The new retirement: Gigging?
A third of these moonlighters work a second job to save money for retirement. And 49 percent of those aged 55 or older are saving for retirement with a side gig.
Yes, you read that correctly—the retirement of the future could mean an endless series of gig jobs, according to “Gig Economy Workers and the Future of Retirement,” a new report from Betterment.
Presently, one out of every three workers is a gig worker, and by 2020 that’s expected to grow to 40 percent of workers. And even though more and more people are joining the gig economy—some by choice, some out of necessity—it’s also expected that they’re going to have a hard time preparing for retirement.

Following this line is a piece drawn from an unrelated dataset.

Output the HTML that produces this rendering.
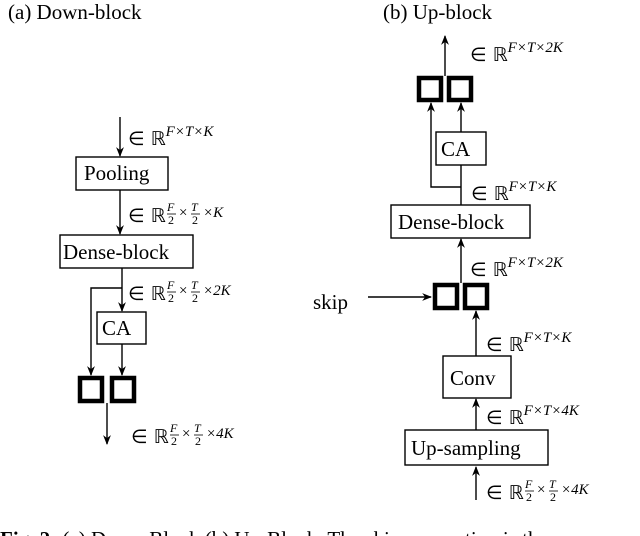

Seventy percent of full-time gig workers already acknowledge that they won’t be able to sustain their current lifestyles in retirement, and 40 percent of gig workers also own up to feeling unprepared to sock away enough money to keep them in their current lifestyle once they get to retirement.
As a result, the report says, lots of them—whether full-time gig workers (who rely solely on gigs for income) or side-hustlers (those with full-time jobs who gig to bring in extra cash)—are planning on gigs to keep them going financially during retirement.
And the need to do so is no doubt there; According to Betterment, the gig economy “is a debt economy,” with more than half of gig economy workers resorting to gigging for financial reasons, not just for freedom and flexibility.
In fact, retirement catch-up is only part of their motivation to gig: 81 percent of gig economy workers say debt is a major reason they can’t afford to save for retirement.
With 16 percent of gig economy workers planning on having gig economy jobs to supplement their retirement, 12 percent of side-hustlers intending to hang on to a side-gig job as their main source of income after retiring from their traditional career, and 20 percent of full-time giggers planning on incremental gigs to provide their main source of income once they’ve “retired,” that means an awful lot of people aren’t going to be retired at all—and of course that doesn’t even count those holding conventional jobs who plan to delay or abandon any plans to retire.
In fact, a third of side-hustlers have a second job specifically to save money for retirement. And 49 percent of people aged 55 or older are saving for retirement with their side gig.
Surprisingly, although gig workers can be pretty tech-savvy, they’re not translating that knowledge into the ways in which they manage their personal finances.
According to the report, while 59 percent of respondents use a digital platform for their job, just 19 percent use a digital platform for saving and 28 percent use one for online investing.